Ronald Marapon Dela Rosa vanished after a chaotic Senate confrontation that left Philippine authorities scrambling to explain who was in control and whether the commotion helped a Duterte loyalist evade arrest. The former police chief, wanted by the International Criminal Court over alleged crimes tied to Rodrigo Roa Duterte’s drug war, had spent days sheltering inside the Senate complex before slipping out after gunfire broke out around the building.

The episode turned a legal manhunt into a test of state power. The ICC publicly confirmed on May 11, 2026 that an arrest warrant for Dela Rosa had been issued under seal on November 6, 2025, after the Office of the Prosecutor applied for it on November 3. The court said there were reasonable grounds to believe he was criminally responsible as an indirect co-perpetrator in killings linked to the anti-narcotics campaign. Dela Rosa was later placed on the ICC wanted-persons list, where he appeared among 33 people classified as at large.

AI-generated illustration
AI-generated illustration

His brief public appearance in the Senate on May 11, the first since November 2025, quickly gave way to a standoff that exposed the fault lines between the Marcos administration and the Duterte camp.

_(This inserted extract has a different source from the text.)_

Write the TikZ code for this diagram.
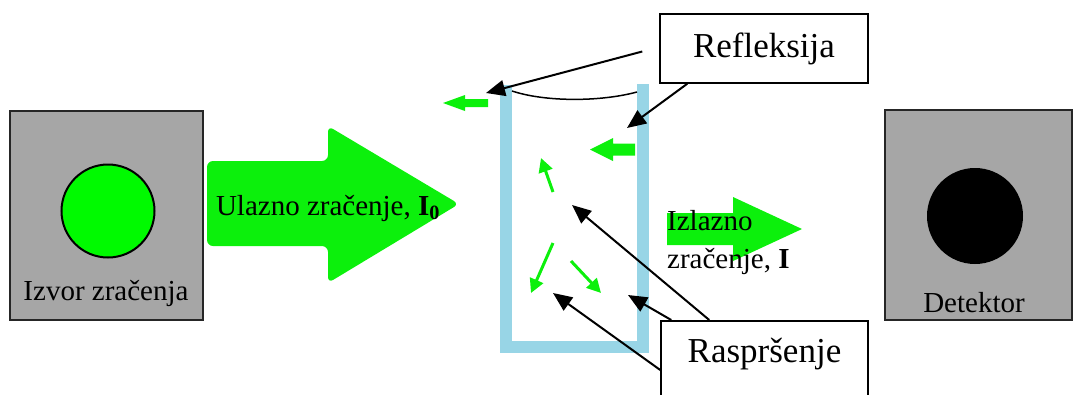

Senate security was headed by an official with ties to that camp, while the National Bureau of Investigation reported to an appointee of President Ferdinand Marcos Jr., a split that raised immediate questions about who could move against whom inside the capital’s political core. The government denied sending forces to arrest Dela Rosa during the chaos, but said it was investigating what happened. The Department of Justice later said the Philippines would comply with the ICC request to arrest him if he was found.

The political stakes extend far beyond one senator’s escape. On May 12, five senators filed Proposed Senate Resolution No. 395 urging Dela Rosa to surrender voluntarily, while Vice President Sara Duterte said attempts to enforce the foreign warrant were wrong and should first be brought before a local court. Human Rights Watch called Rodrigo Duterte’s arrest in March 2025 a historic step toward justice, and Amnesty International Philippines demanded Dela Rosa’s immediate arrest and surrender to The Hague. Duterte himself was arrested by Philippine authorities on March 11, 2025 and flown to The Hague the same day, and the ICC Appeals Chamber rejected his appeal of the detention review decision on March 6, 2026, keeping him in custody as his case moves toward trial. Dela Rosa’s disappearance now stands as a measure of how far international justice can reach when domestic protection networks still shield the men who carried out the drug war.